Different people are designing their Tower for different playgroups, so ultimately the answer to "how do I built my Judge's Tower" is "however is the most fun for the people you play with". That said, most people who play Judge's Tower want similar things out of it, and there are some best practices that we can use as a starting point.
Before designing anything, we want to know what our goal is. What do people want out of a game of Judge's Tower? Fun, obviously, but there are many different types of fun. Magic, Chess, Candyland, and Baseball are all games played because people find them fun, but that doesn't mean their players want the same things out of them.
What do most people want from Judge's Tower? Ultimately, Judge's Tower is for people who know a lot about the game and want to improve and/or show off that understanding. It's mostly played by judges and judge-adjacent players, and is sometimes advertised as a training tool for judges. As such, it should reward people who have a good understanding of the rules on a technical level and who have the ability to mentally keep track of a complicated game state.
Judge's Tower also helps judges internalize that they're going to be wrong, they're going to make mistakes, and that's ok. The unforgivingness of Judge's Tower is a feature, not a bug. Having someone excitedly yell at you "you messed up, you lose!", followed by you sitting out for a few minutes and then jumping right back into the game can do wonders for your self-acceptance and ability to handle failure. As a judge, we will screw up, and very few things will demonstrate that better than Judge's Tower.
Giving newer judges the opportunity to call out the error of a higher level judge is also immensely valuable. We don't want blind deference to authority; newer judges should feel comfortable challenging much more experienced judges, and believe me, even veteran Judge's Tower players will still make mistakes all the time.
Replayability
One of the nice features of Judge's Tower is that there's a huge pool of "playable" cards. With such a wide selection of options and no strong pressure pushing you into using the same cards as other people, each deck can be wildly different from the next.

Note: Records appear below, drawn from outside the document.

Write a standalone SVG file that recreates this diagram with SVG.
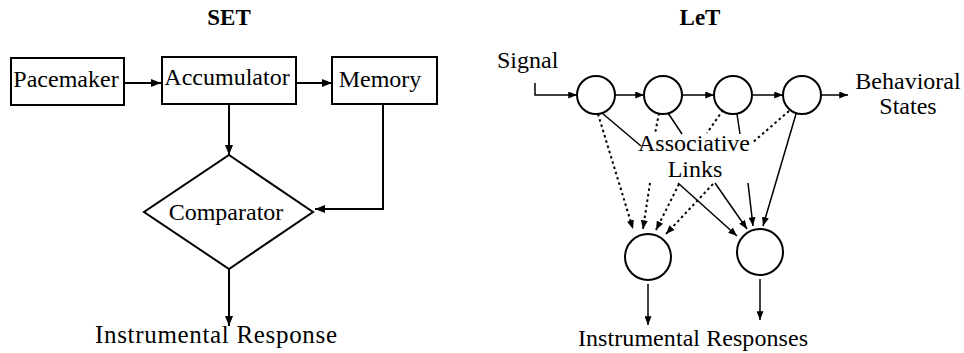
<svg xmlns="http://www.w3.org/2000/svg" width="964" height="353" viewBox="0 0 964 353">
  <style>
    text { font-family: "Liberation Serif", "Times New Roman", serif; fill: #000; }
    .lbl { font-size: 24px; }
    .title { font-size: 23px; font-weight: bold; }
    .box { fill: #fff; stroke: #000; stroke-width: 2; }
    .unit { fill: #fff; stroke: #000; stroke-width: 2; }
    .wire { fill: none; stroke: #000; stroke-width: 2; }
    .link { fill: none; stroke: #000; stroke-width: 1.5; }
    .dot { fill: none; stroke: #000; stroke-width: 2; stroke-dasharray: 2.5 3; }
  </style>
  <defs>
    <marker id="ah" viewBox="0 0 10 8" refX="10" refY="4" markerWidth="10" markerHeight="8" markerUnits="userSpaceOnUse" orient="auto">
      <path d="M0,0 L10,4 L0,8 z" fill="#000"/>
    </marker>
    <marker id="ahs" viewBox="0 0 10 8" refX="10" refY="4" markerWidth="9" markerHeight="7" markerUnits="userSpaceOnUse" orient="auto">
      <path d="M0,0 L10,4 L0,8 z" fill="#000"/>
    </marker>
  </defs>

  <!-- ===== SET: scalar expectancy model ===== -->
  <text class="title" x="229" y="25" text-anchor="middle">SET</text>

  <g id="pacemaker">
    <rect class="box" x="11" y="58" width="113" height="47"/>
    <text class="lbl" x="66" y="87" text-anchor="middle">Pacemaker</text>
  </g>
  <g id="accumulator">
    <rect class="box" x="162" y="57" width="134" height="47"/>
    <text class="lbl" x="227" y="85" text-anchor="middle">Accumulator</text>
  </g>
  <g id="memory">
    <rect class="box" x="332" y="57" width="105" height="47"/>
    <text class="lbl" x="380" y="87" text-anchor="middle">Memory</text>
  </g>
  <g id="comparator">
    <polygon class="box" points="229,155 313,212 229,269 144,212"/>
    <text class="lbl" x="226" y="220" text-anchor="middle">Comparator</text>
  </g>
  <g id="set-response">
    <text x="95" y="343" font-size="25" textLength="242" lengthAdjust="spacing">Instrumental Response</text>
  </g>

  <g id="set-connectors">
    <line class="wire" x1="124" y1="83" x2="161" y2="83" marker-end="url(#ah)"/>
    <line class="wire" x1="296" y1="83" x2="332" y2="83" marker-end="url(#ah)"/>
    <line class="wire" x1="229" y1="104" x2="229" y2="155" marker-end="url(#ah)"/>
    <path class="wire" d="M383,104 V209 H315" marker-end="url(#ah)"/>
    <line class="wire" x1="229" y1="269" x2="229" y2="326" marker-end="url(#ah)"/>
  </g>

  <!-- ===== LeT: learning-to-time model ===== -->
  <text class="title" x="700" y="25" text-anchor="middle">LeT</text>

  <g id="signal">
    <text class="lbl" x="497" y="68">Signal</text>
  </g>
  <g id="state1"><circle class="unit" cx="596" cy="95" r="19"/></g>
  <g id="state2"><circle class="unit" cx="663" cy="95" r="19"/></g>
  <g id="state3"><circle class="unit" cx="733" cy="95" r="19"/></g>
  <g id="state4"><circle class="unit" cx="802" cy="95" r="19"/></g>
  <g id="behavioral-states">
    <text class="lbl" x="908" y="89" text-anchor="middle">Behavioral</text>
    <text class="lbl" x="908" y="114" text-anchor="middle">States</text>
  </g>
  <g id="associative-links">
    <text class="lbl" x="694" y="151" text-anchor="middle">Associative</text>
    <text class="lbl" x="695" y="177" text-anchor="middle">Links</text>
  </g>
  <g id="response1"><circle class="unit" cx="648" cy="257" r="23"/></g>
  <g id="response2"><circle class="unit" cx="760" cy="252" r="23"/></g>
  <g id="let-responses">
    <text class="lbl" x="578" y="346" textLength="230" lengthAdjust="spacing">Instrumental Responses</text>
  </g>

  <g id="let-connectors">
    <!-- signal input and state chain -->
    <path class="link" d="M535,83 V95 H577" marker-end="url(#ahs)"/>
    <line class="link" x1="615" y1="95" x2="644" y2="95" marker-end="url(#ahs)"/>
    <line class="link" x1="682" y1="95" x2="714" y2="95" marker-end="url(#ahs)"/>
    <line class="link" x1="752" y1="95" x2="783" y2="95" marker-end="url(#ahs)"/>
    <line class="link" x1="821" y1="95" x2="848" y2="95" marker-end="url(#ahs)"/>

    <!-- leaders from the states to the label -->
    <line class="link" x1="602" y1="113" x2="641" y2="146"/>
    <line class="dot" x1="659" y1="113" x2="655" y2="134"/>
    <line class="link" x1="668" y1="113" x2="682" y2="134"/>
    <line class="dot" x1="723" y1="110" x2="707" y2="133"/>
    <line class="link" x1="737" y1="114" x2="740" y2="134"/>
    <line class="dot" x1="789" y1="111" x2="752" y2="143"/>

    <!-- dotted links into the first response unit -->
    <line class="dot" x1="598" y1="114" x2="633" y2="229" marker-end="url(#ahs)"/>
    <line class="dot" x1="650" y1="183" x2="643" y2="229" marker-end="url(#ahs)"/>
    <line class="dot" x1="679" y1="184" x2="656" y2="230" marker-end="url(#ahs)"/>
    <line class="dot" x1="713" y1="184" x2="666" y2="234" marker-end="url(#ahs)"/>

    <!-- solid links into the second response unit -->
    <line class="link" x1="678" y1="183" x2="737" y2="236" marker-end="url(#ahs)"/>
    <line class="link" x1="715" y1="183" x2="747" y2="229" marker-end="url(#ahs)"/>
    <line class="link" x1="748" y1="183" x2="753" y2="226" marker-end="url(#ahs)"/>
    <line class="link" x1="796" y1="114" x2="763" y2="226" marker-end="url(#ahs)"/>

    <!-- response outputs -->
    <line class="link" x1="648" y1="284" x2="648" y2="325" marker-end="url(#ahs)"/>
    <line class="link" x1="760" y1="279" x2="760" y2="320" marker-end="url(#ahs)"/>
  </g>
</svg>
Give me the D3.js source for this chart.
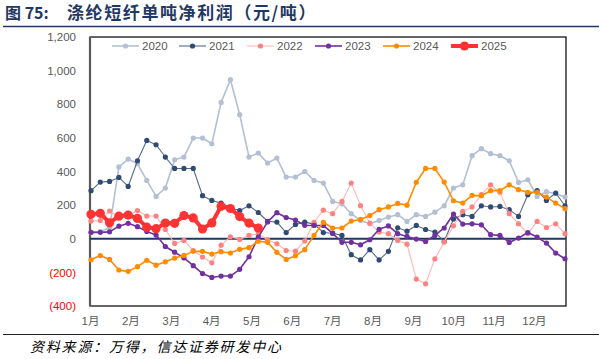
<!DOCTYPE html>
<html><head><meta charset="utf-8">
<script src="https://cdn.jsdelivr.net/npm/d3@7"></script>
<style>
body{margin:0;background:#fff;}
svg{display:block;}
</style></head><body>
<svg id="c" width="602" height="359"></svg>
<script>
// ---- data ----
const weeks = d3.range(1, 53);
const monthLabels = ["1月","2月","3月","4月","5月","6月","7月","8月","9月","10月","11月","12月"];
const yTicks = [-400, -200, 0, 200, 400, 600, 800, 1000, 1200];
const years = ["2020","2021","2022","2023","2024","2025"];
const s2020 = [37,43,65,427,474,446,347,252,302,470,486,599,599,565,811,946,738,486,510,450,480,367,367,400,347,331,222,208,149,109,89,109,129,143,103,143,133,158,196,302,321,494,536,506,494,464,335,351,252,280,268,248];
const s2021 = [286,337,341,365,311,464,585,559,486,418,418,418,256,228,212,183,168,196,156,104,99,37,85,99,87,37,33,20,-95,-126,-65,-126,-75,65,45,79,55,40,-16,117,143,133,196,189,192,173,133,262,287,228,272,196];
const s2022 = [105,108,165,130,137,168,135,135,55,-28,-10,-70,-109,-143,-38,12,-4,20,30,-6,-30,-70,-74,-13,98,170,149,222,331,197,93,40,30,-10,-32,-240,-268,-120,-20,77,163,189,262,321,276,149,89,30,103,67,89,30];
const s2023 = [38,38,41,75,92,72,43,22,-46,-80,-114,-160,-207,-230,-222,-222,-182,-107,10,100,155,126,111,80,79,79,32,-21,-21,-36,-6,56,76,30,14,-2,-16,20,64,147,87,89,83,24,20,-22,4,37,10,-26,-85,-119];
const s2024 = [-125,-100,-123,-186,-194,-166,-128,-157,-137,-115,-99,-75,-75,-91,-77,-85,-63,-53,-15,-21,-81,-123,-101,-65,20,98,64,64,105,115,138,173,189,210,200,336,418,418,337,226,212,258,256,286,286,321,292,276,276,248,212,179];
const s2025 = [145,151,95,134,141,121,69,60,93,92,138,124,58,94,193,180,132,93,64];

const seriesData = [s2020, s2021, s2022, s2023, s2024, s2025];
const styles = [
  {line:"#B3BFD2", dot:"#B3BFD2", w:1.6, r:2.6},
  {line:"#566B8C", dot:"#2F4A73", w:1.1, r:2.6},
  {line:"#FFB6B6", dot:"#FF8282", w:1.1, r:2.6},
  {line:"#7030A0", dot:"#7030A0", w:1.6, r:2.6},
  {line:"#FF8C00", dot:"#FF8C00", w:1.6, r:2.6},
  {line:"#FF3333", dot:"#FF3333", w:4, r:4.6}
];

const svg = d3.select("#c");
const L = 90, R = 565, T = 37, B = 306;
const x = d3.scalePoint().domain(weeks).range([L + 1, R]);
const y = d3.scaleLinear().domain([-400, 1200]).range([B, T]);
const xm = d3.scaleLinear().domain([0, 12]).range([L, L + (R - L) * 52 / 51]);

// title
svg.append("text").attr("x", 5).attr("y", 19)
  .attr("font-family", "'Noto Sans CJK SC','Liberation Sans',sans-serif")
  .attr("font-weight", "bold").attr("font-size", 16).attr("fill", "#1F3864")
  .text("图 75:");
svg.append("text").attr("x", 67).attr("y", 19)
  .attr("font-family", "'Noto Sans CJK SC',sans-serif")
  .attr("font-weight", "bold").attr("font-size", 17).attr("letter-spacing", 1.6).attr("fill", "#1F3864")
  .text("涤纶短纤单吨净利润（元/吨）");
svg.append("line").attr("x1", 3).attr("x2", 599).attr("y1", 26.5).attr("y2", 26.5)
  .attr("stroke", "#1F3864").attr("stroke-width", 1.5);

// plot frame
svg.append("rect").attr("x", L).attr("y", T).attr("width", R - L + 1).attr("height", B - T)
  .attr("fill", "none").attr("stroke", "#000").attr("stroke-width", 1.2);

// y axis labels
const yAxis = d3.axisLeft(y).tickValues(yTicks).tickSize(0).tickPadding(14)
  .tickFormat(d => d < 0 ? "(" + d3.format(",")(-d) + ")" : d3.format(",")(d));
const gy = svg.append("g").attr("transform", `translate(${L},0)`).call(yAxis);
gy.select(".domain").remove();
gy.selectAll("text").attr("font-family", "'Liberation Sans',Arial,sans-serif").attr("font-size", 11.5)
  .attr("fill", d => d < 0 ? "#FF0000" : "#595959");

// x axis labels
const xAxis = d3.axisBottom(xm).tickValues(d3.range(12)).tickSize(0).tickPadding(11)
  .tickFormat(i => monthLabels[i]);
const gx = svg.append("g").attr("transform", `translate(0,${B})`).call(xAxis);
gx.select(".domain").remove();
gx.selectAll("text").attr("font-family", "'Liberation Sans','Noto Sans CJK SC',sans-serif")
  .attr("font-size", 11.5).attr("fill", "#595959");

// left axis line
svg.append("line").attr("x1", L).attr("x2", L).attr("y1", T).attr("y2", B)
  .attr("stroke", "#595959").attr("stroke-width", 2.2);

// zero line
svg.append("line").attr("x1", L).attr("x2", R + 1).attr("y1", y(0)).attr("y2", y(0))
  .attr("stroke", "#1F3864").attr("stroke-width", 1.8);

// series
const line = d3.line().x((d, i) => x(weeks[i])).y(d => y(d));
seriesData.forEach((data, k) => {
  const st = styles[k];
  const g = svg.append("g");
  g.append("path").datum(data).attr("d", line).attr("fill", "none")
    .attr("stroke", st.line).attr("stroke-width", st.w).attr("stroke-linejoin", "round");
  g.selectAll("circle").data(data).join("circle")
    .attr("cx", (d, i) => x(weeks[i])).attr("cy", d => y(d)).attr("r", st.r).attr("fill", st.dot);
});

// legend
const legX = [112, 179, 247, 315, 383, 451];
const legY = 46;
years.forEach((yr, k) => {
  const st = styles[k];
  const lg = svg.append("g");
  lg.append("line").attr("x1", legX[k]).attr("x2", legX[k] + 27).attr("y1", legY).attr("y2", legY)
    .attr("stroke", st.line).attr("stroke-width", st.w);
  lg.append("circle").attr("cx", legX[k] + 13.5).attr("cy", legY).attr("r", st.r).attr("fill", st.dot);
  lg.append("text").attr("x", legX[k] + 30).attr("y", legY + 4)
    .attr("font-family", "'Liberation Sans',Arial,sans-serif").attr("font-size", 11.5).attr("fill", "#595959")
    .text(yr);
});

// bottom rule and source
svg.append("line").attr("x1", 3).attr("x2", 599).attr("y1", 334.5).attr("y2", 334.5)
  .attr("stroke", "#222").attr("stroke-width", 1.2);
svg.append("text").attr("x", 30).attr("y", 352)
  .attr("font-family", "'Noto Sans CJK SC',sans-serif").attr("font-style", "italic")
  .attr("font-size", 14).attr("letter-spacing", 1.8).attr("fill", "#000")
  .text("资料来源：万得，信达证券研发中心");
</script>
</body></html>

The lack of maximum deck size means individual Towers can be quite large, ensuring that no two games are similar either.
The average Judge's Tower game will go through around 8 cards per person, though this varies wildly based on the deck composition and skill of the players.
There's no particular reason to shoot for a certain size. My personal tower has several thousand cards in it; I just add in any new cards that seem interesting, and take out any that prove to be unfun.
If you included any particular themes in your Tower, or have added specific cards for balancing purposes, remember that adding in more other cards will lower the fraction of your Tower that consists of those cards.
Tricky cards
Many of the best cards to include in Judge's Tower are those that allow players to do things that they would never actually want to do. As such, players tend to not even realize that something is an option, and they play the card the "normal" way in Judge's Tower, making them lose
- Instants with miracle. Players think of miracle cards as being "you can cast this as you draw it", but in reality they put a trigger onto the stack, which can be responded to. If the card with miracle is an instant, you'll have to respond to its trigger by casting it normally.
- Any cards that let you take some action to do something, like Lost in Thought. That special action can be taken at any time, on anyone's turn, despite the fact that it does nothing.
- Firemane Angel. You have to activate the ability in response to its trigger, and then you lose if you try to gain 1 life. (Since it's a new object on the battlefield.)
- Oboro, Palace in the Clouds. Activated abilities must be activated bottom up, so you have to activate its second ability as soon as you play it, but you can also tap it for blue to pay for that ability. If you don't, you lose.
- Any permanent that sacrifices itself to target a permanent class that includes itself, such as Wasteland. If there are no other lands on the battlefield, you have to activate it targeting itself.
- Cards that seem like they should have an additional cost or target, but in fact don't, like Dredge, Drowned Rusalka, or Jaded Response. Or spells that can be cast with no targets, like Warriors' Lesson. People will think they can't cast/activate them yet, when in fact there's no restriction to doing so.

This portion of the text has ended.